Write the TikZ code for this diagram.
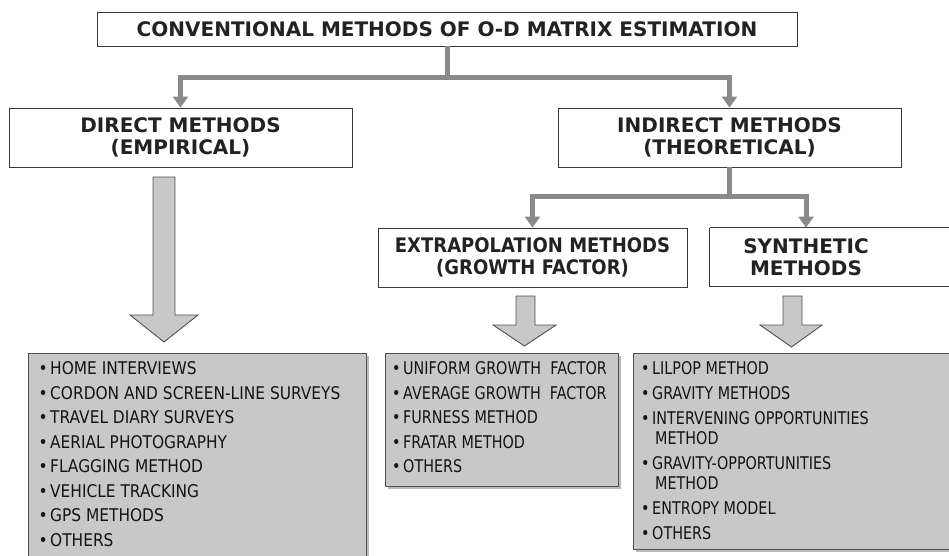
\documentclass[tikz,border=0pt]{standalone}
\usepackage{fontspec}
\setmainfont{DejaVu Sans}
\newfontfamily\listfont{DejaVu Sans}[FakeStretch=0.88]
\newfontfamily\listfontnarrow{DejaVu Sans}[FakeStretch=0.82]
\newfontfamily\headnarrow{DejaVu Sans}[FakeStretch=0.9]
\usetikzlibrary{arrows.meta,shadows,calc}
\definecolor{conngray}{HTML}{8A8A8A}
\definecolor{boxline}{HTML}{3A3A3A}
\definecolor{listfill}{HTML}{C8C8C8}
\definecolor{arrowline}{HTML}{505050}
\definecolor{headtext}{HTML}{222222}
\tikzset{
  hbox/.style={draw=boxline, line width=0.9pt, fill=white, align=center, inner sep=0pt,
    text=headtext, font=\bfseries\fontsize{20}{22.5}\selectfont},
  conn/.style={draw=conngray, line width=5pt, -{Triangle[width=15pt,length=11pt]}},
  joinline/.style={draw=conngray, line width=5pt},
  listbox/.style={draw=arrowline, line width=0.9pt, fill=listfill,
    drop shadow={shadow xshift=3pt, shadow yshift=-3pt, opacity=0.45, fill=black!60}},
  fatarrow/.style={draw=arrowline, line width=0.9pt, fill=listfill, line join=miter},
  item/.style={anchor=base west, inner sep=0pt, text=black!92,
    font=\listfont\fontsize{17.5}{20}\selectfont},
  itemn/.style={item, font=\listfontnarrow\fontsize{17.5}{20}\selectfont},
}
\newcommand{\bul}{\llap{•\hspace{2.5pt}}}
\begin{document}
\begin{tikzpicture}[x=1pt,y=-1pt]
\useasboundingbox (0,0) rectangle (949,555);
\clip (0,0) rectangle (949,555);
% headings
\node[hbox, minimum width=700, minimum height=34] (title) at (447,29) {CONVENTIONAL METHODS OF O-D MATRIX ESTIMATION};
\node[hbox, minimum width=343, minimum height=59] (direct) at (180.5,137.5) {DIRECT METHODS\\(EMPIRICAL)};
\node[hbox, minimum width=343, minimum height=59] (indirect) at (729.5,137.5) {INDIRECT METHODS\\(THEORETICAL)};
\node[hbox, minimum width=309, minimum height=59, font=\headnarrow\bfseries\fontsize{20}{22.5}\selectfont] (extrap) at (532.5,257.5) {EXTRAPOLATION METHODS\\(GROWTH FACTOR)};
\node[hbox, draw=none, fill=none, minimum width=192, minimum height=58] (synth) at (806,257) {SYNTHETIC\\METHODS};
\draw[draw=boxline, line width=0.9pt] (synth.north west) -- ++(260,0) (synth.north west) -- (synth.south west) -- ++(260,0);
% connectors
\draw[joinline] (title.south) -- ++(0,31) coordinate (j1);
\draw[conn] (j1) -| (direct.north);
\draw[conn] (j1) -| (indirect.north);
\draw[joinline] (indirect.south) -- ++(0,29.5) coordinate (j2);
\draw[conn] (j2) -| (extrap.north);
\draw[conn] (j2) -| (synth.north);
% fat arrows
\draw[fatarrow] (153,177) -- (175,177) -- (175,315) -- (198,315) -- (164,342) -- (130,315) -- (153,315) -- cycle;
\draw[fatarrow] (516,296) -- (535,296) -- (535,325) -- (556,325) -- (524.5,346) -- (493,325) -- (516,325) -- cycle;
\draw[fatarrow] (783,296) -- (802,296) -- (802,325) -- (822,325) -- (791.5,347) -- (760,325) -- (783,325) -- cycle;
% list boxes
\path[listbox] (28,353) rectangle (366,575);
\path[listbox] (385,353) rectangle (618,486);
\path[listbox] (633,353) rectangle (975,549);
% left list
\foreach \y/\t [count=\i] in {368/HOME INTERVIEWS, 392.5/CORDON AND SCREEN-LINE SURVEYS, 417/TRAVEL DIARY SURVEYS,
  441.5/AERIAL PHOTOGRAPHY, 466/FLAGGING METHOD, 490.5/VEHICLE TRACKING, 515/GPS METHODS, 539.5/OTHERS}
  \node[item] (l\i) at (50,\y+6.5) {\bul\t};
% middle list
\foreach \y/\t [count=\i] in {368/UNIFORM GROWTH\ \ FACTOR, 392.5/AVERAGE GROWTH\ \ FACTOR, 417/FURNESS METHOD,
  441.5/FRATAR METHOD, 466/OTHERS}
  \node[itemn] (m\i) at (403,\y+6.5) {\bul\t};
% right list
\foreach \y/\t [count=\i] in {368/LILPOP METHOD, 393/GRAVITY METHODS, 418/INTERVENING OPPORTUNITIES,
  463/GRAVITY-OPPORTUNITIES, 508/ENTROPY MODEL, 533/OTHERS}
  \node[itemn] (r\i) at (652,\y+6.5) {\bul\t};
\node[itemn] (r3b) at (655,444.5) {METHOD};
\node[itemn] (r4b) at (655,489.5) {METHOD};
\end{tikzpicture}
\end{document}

###

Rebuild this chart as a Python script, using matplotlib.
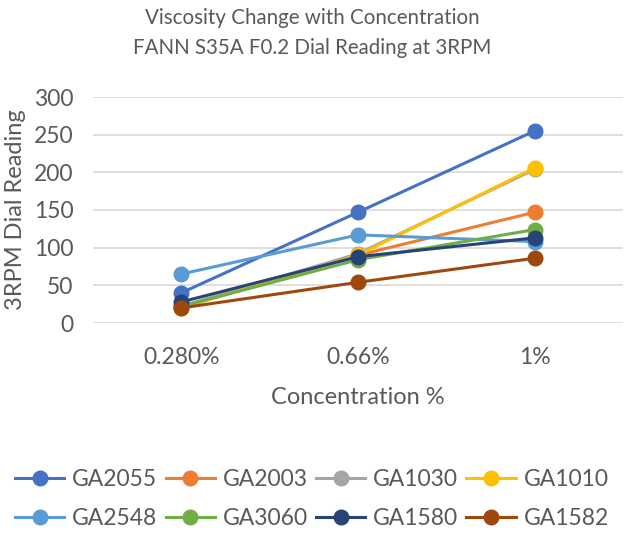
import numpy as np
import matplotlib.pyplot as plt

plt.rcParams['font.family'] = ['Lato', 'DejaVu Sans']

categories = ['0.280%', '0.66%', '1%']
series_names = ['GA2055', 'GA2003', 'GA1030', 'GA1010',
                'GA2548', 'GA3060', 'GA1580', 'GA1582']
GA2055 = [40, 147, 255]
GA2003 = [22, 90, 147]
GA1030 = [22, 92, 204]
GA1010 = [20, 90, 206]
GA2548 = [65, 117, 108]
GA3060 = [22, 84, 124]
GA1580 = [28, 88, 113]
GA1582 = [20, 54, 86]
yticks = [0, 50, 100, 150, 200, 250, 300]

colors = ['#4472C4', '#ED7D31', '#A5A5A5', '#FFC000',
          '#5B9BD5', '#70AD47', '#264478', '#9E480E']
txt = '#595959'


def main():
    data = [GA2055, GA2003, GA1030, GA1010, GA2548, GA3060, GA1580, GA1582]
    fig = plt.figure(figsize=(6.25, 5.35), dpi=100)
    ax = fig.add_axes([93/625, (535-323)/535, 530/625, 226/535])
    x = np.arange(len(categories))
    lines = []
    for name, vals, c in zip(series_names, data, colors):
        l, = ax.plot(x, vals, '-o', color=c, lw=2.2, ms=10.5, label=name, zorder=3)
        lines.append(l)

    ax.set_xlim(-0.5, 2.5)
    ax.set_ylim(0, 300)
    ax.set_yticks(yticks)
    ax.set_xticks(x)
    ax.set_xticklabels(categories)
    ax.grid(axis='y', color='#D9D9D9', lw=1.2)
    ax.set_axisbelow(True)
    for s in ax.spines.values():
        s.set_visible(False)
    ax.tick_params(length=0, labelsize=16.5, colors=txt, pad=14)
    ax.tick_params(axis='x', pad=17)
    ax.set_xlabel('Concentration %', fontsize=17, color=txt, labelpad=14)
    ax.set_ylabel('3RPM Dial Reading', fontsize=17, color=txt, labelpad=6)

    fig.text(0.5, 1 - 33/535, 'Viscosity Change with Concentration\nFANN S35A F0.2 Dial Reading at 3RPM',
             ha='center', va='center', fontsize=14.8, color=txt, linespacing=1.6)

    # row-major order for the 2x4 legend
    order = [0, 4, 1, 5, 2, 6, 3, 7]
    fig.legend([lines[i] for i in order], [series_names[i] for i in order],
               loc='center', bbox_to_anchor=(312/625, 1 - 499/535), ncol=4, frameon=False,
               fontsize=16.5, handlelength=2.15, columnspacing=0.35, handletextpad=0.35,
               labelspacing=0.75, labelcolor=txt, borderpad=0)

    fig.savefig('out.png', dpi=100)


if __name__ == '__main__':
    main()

###

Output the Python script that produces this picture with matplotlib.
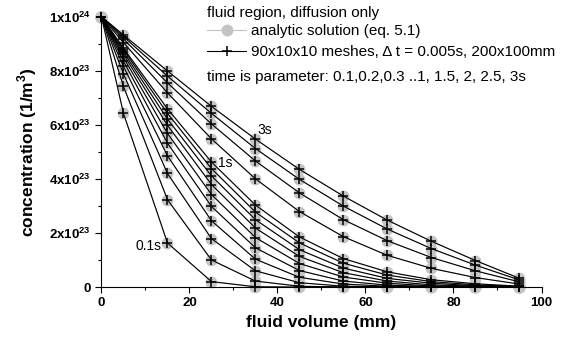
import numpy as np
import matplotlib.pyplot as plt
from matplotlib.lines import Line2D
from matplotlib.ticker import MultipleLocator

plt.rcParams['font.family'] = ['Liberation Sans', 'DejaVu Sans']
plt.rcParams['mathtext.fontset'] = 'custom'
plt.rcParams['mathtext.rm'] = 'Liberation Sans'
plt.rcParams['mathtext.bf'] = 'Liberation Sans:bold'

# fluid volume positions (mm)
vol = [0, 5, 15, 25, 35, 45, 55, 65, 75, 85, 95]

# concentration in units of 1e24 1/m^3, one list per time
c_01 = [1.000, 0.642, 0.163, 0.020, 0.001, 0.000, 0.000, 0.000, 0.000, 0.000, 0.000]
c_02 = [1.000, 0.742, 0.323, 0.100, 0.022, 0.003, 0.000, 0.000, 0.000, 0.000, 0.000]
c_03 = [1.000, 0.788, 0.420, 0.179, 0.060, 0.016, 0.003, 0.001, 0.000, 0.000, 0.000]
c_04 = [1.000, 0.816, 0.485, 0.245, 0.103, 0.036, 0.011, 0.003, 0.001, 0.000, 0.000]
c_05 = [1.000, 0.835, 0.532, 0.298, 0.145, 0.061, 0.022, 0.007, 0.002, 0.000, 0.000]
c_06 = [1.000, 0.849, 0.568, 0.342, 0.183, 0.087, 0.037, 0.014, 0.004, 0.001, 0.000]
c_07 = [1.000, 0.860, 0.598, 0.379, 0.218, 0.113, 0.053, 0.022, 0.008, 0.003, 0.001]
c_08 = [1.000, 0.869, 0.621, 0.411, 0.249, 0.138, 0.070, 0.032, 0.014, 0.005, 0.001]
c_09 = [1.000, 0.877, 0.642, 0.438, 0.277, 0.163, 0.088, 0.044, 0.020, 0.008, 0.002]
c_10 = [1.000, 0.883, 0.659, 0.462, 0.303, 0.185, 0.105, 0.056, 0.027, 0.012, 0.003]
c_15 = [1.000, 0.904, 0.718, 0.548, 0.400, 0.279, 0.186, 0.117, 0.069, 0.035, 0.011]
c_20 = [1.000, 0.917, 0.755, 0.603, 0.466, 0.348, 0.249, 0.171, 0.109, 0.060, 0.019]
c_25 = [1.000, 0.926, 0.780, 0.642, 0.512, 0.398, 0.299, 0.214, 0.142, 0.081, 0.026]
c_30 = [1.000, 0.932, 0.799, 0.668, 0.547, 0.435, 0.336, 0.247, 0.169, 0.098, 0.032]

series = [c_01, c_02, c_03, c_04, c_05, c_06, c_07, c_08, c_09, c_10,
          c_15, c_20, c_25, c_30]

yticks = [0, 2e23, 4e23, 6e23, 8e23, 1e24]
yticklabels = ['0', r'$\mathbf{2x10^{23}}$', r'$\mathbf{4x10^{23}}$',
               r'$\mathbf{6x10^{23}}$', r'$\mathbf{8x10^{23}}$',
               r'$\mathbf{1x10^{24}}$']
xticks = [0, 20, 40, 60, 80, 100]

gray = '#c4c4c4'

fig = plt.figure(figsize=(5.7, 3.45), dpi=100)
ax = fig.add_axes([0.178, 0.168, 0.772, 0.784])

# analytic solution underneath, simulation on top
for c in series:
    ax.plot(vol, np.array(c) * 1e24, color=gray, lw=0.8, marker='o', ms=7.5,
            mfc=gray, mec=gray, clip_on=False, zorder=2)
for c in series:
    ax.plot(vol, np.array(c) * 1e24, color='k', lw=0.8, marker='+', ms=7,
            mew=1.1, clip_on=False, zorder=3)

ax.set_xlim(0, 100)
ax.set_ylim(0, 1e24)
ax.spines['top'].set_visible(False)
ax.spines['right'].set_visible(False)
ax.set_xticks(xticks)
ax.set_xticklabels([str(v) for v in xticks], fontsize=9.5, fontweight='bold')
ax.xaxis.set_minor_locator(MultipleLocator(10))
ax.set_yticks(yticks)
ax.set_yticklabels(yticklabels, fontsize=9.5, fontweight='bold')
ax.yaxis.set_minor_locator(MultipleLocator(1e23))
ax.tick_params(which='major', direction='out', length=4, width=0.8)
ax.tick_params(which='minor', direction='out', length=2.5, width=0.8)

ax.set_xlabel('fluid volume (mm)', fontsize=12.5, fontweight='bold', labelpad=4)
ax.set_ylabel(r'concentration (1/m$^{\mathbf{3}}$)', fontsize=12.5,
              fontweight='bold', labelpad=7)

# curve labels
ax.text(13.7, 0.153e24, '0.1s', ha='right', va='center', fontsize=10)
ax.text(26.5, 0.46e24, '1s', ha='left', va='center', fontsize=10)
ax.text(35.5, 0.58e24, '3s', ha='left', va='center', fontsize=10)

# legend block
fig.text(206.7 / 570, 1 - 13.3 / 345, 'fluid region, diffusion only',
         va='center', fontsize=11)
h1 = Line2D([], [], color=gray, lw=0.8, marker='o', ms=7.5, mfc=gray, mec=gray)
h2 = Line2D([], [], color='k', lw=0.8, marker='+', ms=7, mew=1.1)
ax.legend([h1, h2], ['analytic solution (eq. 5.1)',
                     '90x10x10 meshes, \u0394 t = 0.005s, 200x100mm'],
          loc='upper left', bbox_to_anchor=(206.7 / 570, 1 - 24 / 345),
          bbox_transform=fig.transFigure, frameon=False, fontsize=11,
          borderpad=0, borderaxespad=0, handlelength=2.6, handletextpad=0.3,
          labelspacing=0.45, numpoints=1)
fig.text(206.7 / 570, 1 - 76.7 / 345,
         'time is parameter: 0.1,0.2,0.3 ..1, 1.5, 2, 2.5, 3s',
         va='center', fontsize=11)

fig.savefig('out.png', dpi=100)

###

**What is being asked**
Omit the pictures. Extract exactly the lines that begin with the one holding "Output the Python" and end with the one holding "75, 85, 95]", inclusive.

**Task answer**
Output the Python script that produces this picture with matplotlib.
import numpy as np
import matplotlib.pyplot as plt
from matplotlib.lines import Line2D
from matplotlib.ticker import MultipleLocator

plt.rcParams['font.family'] = ['Liberation Sans', 'DejaVu Sans']
plt.rcParams['mathtext.fontset'] = 'custom'
plt.rcParams['mathtext.rm'] = 'Liberation Sans'
plt.rcParams['mathtext.bf'] = 'Liberation Sans:bold'

# fluid volume positions (mm)
vol = [0, 5, 15, 25, 35, 45, 55, 65, 75, 85, 95]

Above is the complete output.